(Record extracts):
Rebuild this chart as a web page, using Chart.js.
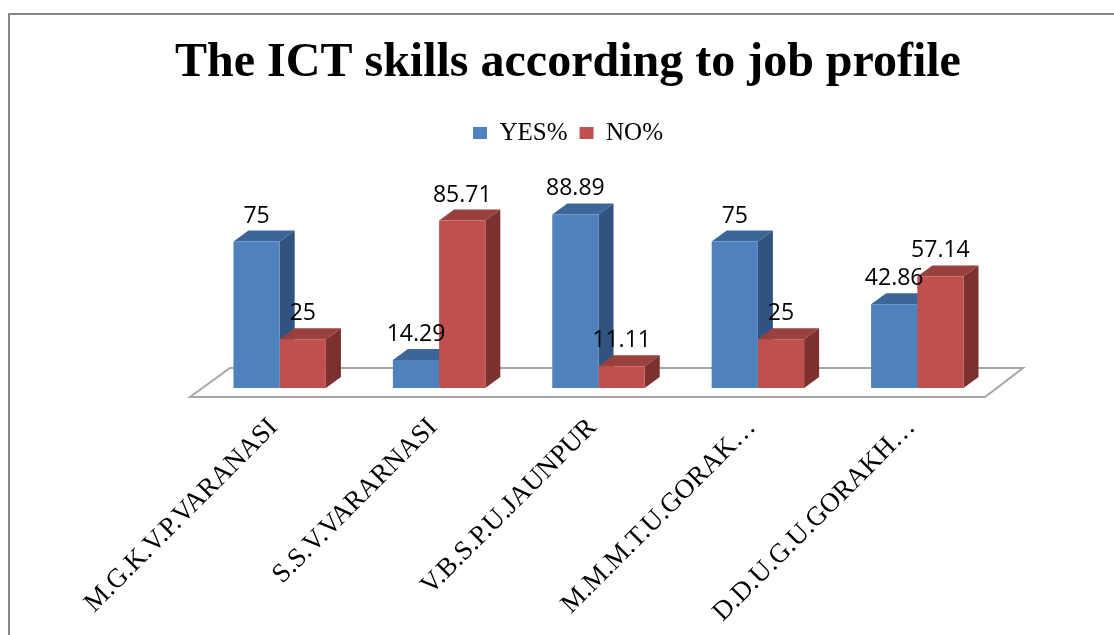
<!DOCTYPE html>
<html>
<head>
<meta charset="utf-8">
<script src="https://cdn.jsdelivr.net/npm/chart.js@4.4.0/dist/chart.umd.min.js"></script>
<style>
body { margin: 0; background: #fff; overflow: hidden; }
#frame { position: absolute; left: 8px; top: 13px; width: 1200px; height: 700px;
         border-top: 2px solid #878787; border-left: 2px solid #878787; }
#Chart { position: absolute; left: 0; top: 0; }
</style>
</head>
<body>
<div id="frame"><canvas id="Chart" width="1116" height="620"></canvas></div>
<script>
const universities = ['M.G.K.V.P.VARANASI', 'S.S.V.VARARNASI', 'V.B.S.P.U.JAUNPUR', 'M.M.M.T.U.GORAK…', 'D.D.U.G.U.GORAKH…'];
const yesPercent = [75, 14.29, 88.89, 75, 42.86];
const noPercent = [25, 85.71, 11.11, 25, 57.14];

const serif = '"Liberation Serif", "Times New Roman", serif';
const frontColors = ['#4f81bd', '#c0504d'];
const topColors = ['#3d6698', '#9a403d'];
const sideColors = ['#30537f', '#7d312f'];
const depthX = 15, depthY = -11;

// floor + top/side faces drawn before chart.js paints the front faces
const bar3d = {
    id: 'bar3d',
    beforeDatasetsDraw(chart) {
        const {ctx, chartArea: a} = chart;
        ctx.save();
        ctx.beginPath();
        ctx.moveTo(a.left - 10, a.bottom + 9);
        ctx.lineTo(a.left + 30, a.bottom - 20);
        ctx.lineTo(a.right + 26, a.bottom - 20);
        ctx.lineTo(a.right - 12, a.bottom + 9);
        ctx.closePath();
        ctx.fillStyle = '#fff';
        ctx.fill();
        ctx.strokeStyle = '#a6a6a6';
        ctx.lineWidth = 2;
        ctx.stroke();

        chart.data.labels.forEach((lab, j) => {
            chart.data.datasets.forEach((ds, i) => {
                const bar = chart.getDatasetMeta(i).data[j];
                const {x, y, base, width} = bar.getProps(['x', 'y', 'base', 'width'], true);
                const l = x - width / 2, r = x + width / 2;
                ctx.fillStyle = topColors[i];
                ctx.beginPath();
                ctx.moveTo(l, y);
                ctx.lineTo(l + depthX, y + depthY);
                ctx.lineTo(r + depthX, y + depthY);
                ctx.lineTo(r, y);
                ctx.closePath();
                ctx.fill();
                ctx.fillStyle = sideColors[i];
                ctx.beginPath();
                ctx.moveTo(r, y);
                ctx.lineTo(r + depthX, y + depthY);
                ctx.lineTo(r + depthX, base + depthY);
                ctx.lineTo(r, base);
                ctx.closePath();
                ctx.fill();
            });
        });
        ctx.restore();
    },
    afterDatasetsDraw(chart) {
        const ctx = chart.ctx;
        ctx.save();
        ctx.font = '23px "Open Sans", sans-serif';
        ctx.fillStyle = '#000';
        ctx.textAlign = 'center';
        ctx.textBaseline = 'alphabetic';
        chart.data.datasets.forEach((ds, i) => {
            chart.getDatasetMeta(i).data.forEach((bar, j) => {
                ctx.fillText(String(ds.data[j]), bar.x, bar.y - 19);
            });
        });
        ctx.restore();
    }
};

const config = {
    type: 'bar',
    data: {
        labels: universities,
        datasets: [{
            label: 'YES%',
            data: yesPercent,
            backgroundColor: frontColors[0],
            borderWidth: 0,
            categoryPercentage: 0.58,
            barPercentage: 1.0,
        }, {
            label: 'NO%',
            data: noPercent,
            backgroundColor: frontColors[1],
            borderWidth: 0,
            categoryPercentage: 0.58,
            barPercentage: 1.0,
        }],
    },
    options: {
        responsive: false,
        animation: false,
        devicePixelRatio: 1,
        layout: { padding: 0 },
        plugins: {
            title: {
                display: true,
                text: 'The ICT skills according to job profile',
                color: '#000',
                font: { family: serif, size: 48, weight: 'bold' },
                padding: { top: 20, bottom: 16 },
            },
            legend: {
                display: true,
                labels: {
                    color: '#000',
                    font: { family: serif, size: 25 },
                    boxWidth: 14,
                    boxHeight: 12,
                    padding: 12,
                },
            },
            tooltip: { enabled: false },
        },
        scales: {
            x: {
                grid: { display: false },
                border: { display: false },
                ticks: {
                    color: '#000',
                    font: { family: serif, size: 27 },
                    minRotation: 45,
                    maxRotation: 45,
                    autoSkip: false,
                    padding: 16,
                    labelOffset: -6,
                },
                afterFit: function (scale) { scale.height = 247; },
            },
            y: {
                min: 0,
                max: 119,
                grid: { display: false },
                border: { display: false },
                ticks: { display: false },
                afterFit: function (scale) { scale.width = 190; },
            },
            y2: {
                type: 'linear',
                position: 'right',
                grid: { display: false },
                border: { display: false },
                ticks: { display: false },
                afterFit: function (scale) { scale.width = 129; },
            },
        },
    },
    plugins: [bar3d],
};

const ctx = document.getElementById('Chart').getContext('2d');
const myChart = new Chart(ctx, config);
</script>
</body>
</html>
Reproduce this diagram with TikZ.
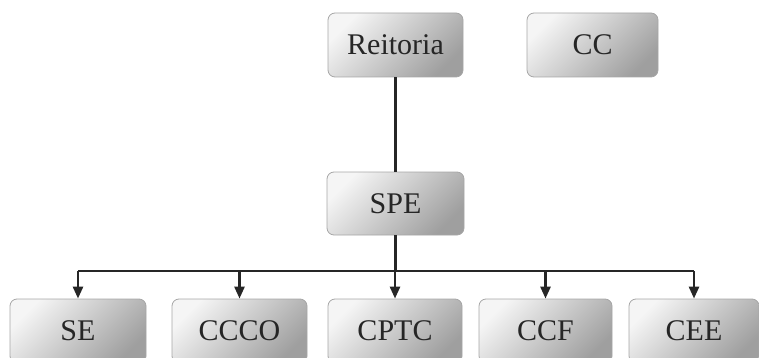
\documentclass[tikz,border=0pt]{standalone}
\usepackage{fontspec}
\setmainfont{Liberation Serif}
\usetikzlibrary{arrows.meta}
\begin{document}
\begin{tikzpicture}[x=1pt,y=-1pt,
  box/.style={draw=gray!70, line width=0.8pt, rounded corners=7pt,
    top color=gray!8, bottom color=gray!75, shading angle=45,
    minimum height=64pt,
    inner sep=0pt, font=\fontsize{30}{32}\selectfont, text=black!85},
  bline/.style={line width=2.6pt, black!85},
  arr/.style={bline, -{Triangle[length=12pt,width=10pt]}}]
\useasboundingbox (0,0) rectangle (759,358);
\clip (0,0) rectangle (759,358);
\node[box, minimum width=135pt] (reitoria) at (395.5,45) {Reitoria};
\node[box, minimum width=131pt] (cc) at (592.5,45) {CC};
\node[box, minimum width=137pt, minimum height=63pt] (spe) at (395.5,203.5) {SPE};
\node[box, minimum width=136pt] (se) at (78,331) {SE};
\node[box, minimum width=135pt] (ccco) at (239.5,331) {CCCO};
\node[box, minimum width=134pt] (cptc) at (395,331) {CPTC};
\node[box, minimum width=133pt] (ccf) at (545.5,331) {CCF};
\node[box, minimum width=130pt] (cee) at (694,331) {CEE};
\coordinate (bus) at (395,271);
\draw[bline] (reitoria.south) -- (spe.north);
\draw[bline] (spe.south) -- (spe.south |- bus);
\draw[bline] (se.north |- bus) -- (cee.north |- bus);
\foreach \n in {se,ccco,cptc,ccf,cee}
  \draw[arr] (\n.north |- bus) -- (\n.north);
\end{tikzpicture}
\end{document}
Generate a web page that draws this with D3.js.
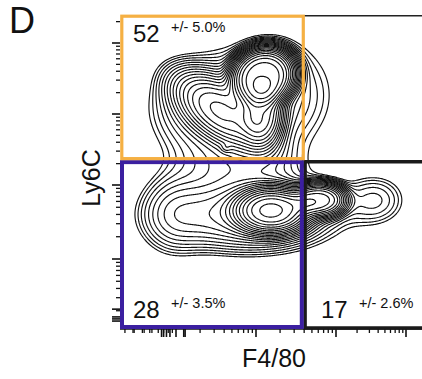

(Exercise task): Reproduce every line above as written, skipping pictures.

(Output):
Rebuild this chart as a web page, using Chart.js.
<!DOCTYPE html>
<html>
<head>
<meta charset="utf-8">
<script src="https://cdn.jsdelivr.net/npm/chart.js@4.4.0/dist/chart.umd.min.js"></script>
<style>
body { margin: 0; background: #fff; overflow: hidden; }
#frame { position: absolute; left: 8px; top: 13px; width: 1200px; height: 700px;
         border-top: 2px solid #878787; border-left: 2px solid #878787; }
#Chart { position: absolute; left: 0; top: 0; }
</style>
</head>
<body>
<div id="frame"><canvas id="Chart" width="1116" height="620"></canvas></div>
<script>
const universities = ['M.G.K.V.P.VARANASI', 'S.S.V.VARARNASI', 'V.B.S.P.U.JAUNPUR', 'M.M.M.T.U.GORAK…', 'D.D.U.G.U.GORAKH…'];
const yesPercent = [75, 14.29, 88.89, 75, 42.86];
const noPercent = [25, 85.71, 11.11, 25, 57.14];

const serif = '"Liberation Serif", "Times New Roman", serif';
const frontColors = ['#4f81bd', '#c0504d'];
const topColors = ['#3d6698', '#9a403d'];
const sideColors = ['#30537f', '#7d312f'];
const depthX = 15, depthY = -11;

// floor + top/side faces drawn before chart.js paints the front faces
const bar3d = {
    id: 'bar3d',
    beforeDatasetsDraw(chart) {
        const {ctx, chartArea: a} = chart;
        ctx.save();
        ctx.beginPath();
        ctx.moveTo(a.left - 10, a.bottom + 9);
        ctx.lineTo(a.left + 30, a.bottom - 20);
        ctx.lineTo(a.right + 26, a.bottom - 20);
        ctx.lineTo(a.right - 12, a.bottom + 9);
        ctx.closePath();
        ctx.fillStyle = '#fff';
        ctx.fill();
        ctx.strokeStyle = '#a6a6a6';
        ctx.lineWidth = 2;
        ctx.stroke();

        chart.data.labels.forEach((lab, j) => {
            chart.data.datasets.forEach((ds, i) => {
                const bar = chart.getDatasetMeta(i).data[j];
                const {x, y, base, width} = bar.getProps(['x', 'y', 'base', 'width'], true);
                const l = x - width / 2, r = x + width / 2;
                ctx.fillStyle = topColors[i];
                ctx.beginPath();
                ctx.moveTo(l, y);
                ctx.lineTo(l + depthX, y + depthY);
                ctx.lineTo(r + depthX, y + depthY);
                ctx.lineTo(r, y);
                ctx.closePath();
                ctx.fill();
                ctx.fillStyle = sideColors[i];
                ctx.beginPath();
                ctx.moveTo(r, y);
                ctx.lineTo(r + depthX, y + depthY);
                ctx.lineTo(r + depthX, base + depthY);
                ctx.lineTo(r, base);
                ctx.closePath();
                ctx.fill();
            });
        });
        ctx.restore();
    },
    afterDatasetsDraw(chart) {
        const ctx = chart.ctx;
        ctx.save();
        ctx.font = '23px "Open Sans", sans-serif';
        ctx.fillStyle = '#000';
        ctx.textAlign = 'center';
        ctx.textBaseline = 'alphabetic';
        chart.data.datasets.forEach((ds, i) => {
            chart.getDatasetMeta(i).data.forEach((bar, j) => {
                ctx.fillText(String(ds.data[j]), bar.x, bar.y - 19);
            });
        });
        ctx.restore();
    }
};

const config = {
    type: 'bar',
    data: {
        labels: universities,
        datasets: [{
            label: 'YES%',
            data: yesPercent,
            backgroundColor: frontColors[0],
            borderWidth: 0,
            categoryPercentage: 0.58,
            barPercentage: 1.0,
        }, {
            label: 'NO%',
            data: noPercent,
            backgroundColor: frontColors[1],
            borderWidth: 0,
            categoryPercentage: 0.58,
            barPercentage: 1.0,
        }],
    },
    options: {
        responsive: false,
        animation: false,
        devicePixelRatio: 1,
        layout: { padding: 0 },
        plugins: {
            title: {
                display: true,
                text: 'The ICT skills according to job profile',
                color: '#000',
                font: { family: serif, size: 48, weight: 'bold' },
                padding: { top: 20, bottom: 16 },
            },
            legend: {
                display: true,
                labels: {
                    color: '#000',
                    font: { family: serif, size: 25 },
                    boxWidth: 14,
                    boxHeight: 12,
                    padding: 12,
                },
            },
            tooltip: { enabled: false },
        },
        scales: {
            x: {
                grid: { display: false },
                border: { display: false },
                ticks: {
                    color: '#000',
                    font: { family: serif, size: 27 },
                    minRotation: 45,
                    maxRotation: 45,
                    autoSkip: false,
                    padding: 16,
                    labelOffset: -6,
                },
                afterFit: function (scale) { scale.height = 247; },
            },
            y: {
                min: 0,
                max: 119,
                grid: { display: false },
                border: { display: false },
                ticks: { display: false },
                afterFit: function (scale) { scale.width = 190; },
            },
            y2: {
                type: 'linear',
                position: 'right',
                grid: { display: false },
                border: { display: false },
                ticks: { display: false },
                afterFit: function (scale) { scale.width = 129; },
            },
        },
    },
    plugins: [bar3d],
};

const ctx = document.getElementById('Chart').getContext('2d');
const myChart = new Chart(ctx, config);
</script>
</body>
</html>
Reproduce this diagram with TikZ.
\documentclass[tikz,border=0pt]{standalone}
\usepackage{fontspec}
\setmainfont{Liberation Serif}
\usetikzlibrary{arrows.meta}
\begin{document}
\begin{tikzpicture}[x=1pt,y=-1pt,
  box/.style={draw=gray!70, line width=0.8pt, rounded corners=7pt,
    top color=gray!8, bottom color=gray!75, shading angle=45,
    minimum height=64pt,
    inner sep=0pt, font=\fontsize{30}{32}\selectfont, text=black!85},
  bline/.style={line width=2.6pt, black!85},
  arr/.style={bline, -{Triangle[length=12pt,width=10pt]}}]
\useasboundingbox (0,0) rectangle (759,358);
\clip (0,0) rectangle (759,358);
\node[box, minimum width=135pt] (reitoria) at (395.5,45) {Reitoria};
\node[box, minimum width=131pt] (cc) at (592.5,45) {CC};
\node[box, minimum width=137pt, minimum height=63pt] (spe) at (395.5,203.5) {SPE};
\node[box, minimum width=136pt] (se) at (78,331) {SE};
\node[box, minimum width=135pt] (ccco) at (239.5,331) {CCCO};
\node[box, minimum width=134pt] (cptc) at (395,331) {CPTC};
\node[box, minimum width=133pt] (ccf) at (545.5,331) {CCF};
\node[box, minimum width=130pt] (cee) at (694,331) {CEE};
\coordinate (bus) at (395,271);
\draw[bline] (reitoria.south) -- (spe.north);
\draw[bline] (spe.south) -- (spe.south |- bus);
\draw[bline] (se.north |- bus) -- (cee.north |- bus);
\foreach \n in {se,ccco,cptc,ccf,cee}
  \draw[arr] (\n.north |- bus) -- (\n.north);
\end{tikzpicture}
\end{document}
Generate a web page that draws this with D3.js.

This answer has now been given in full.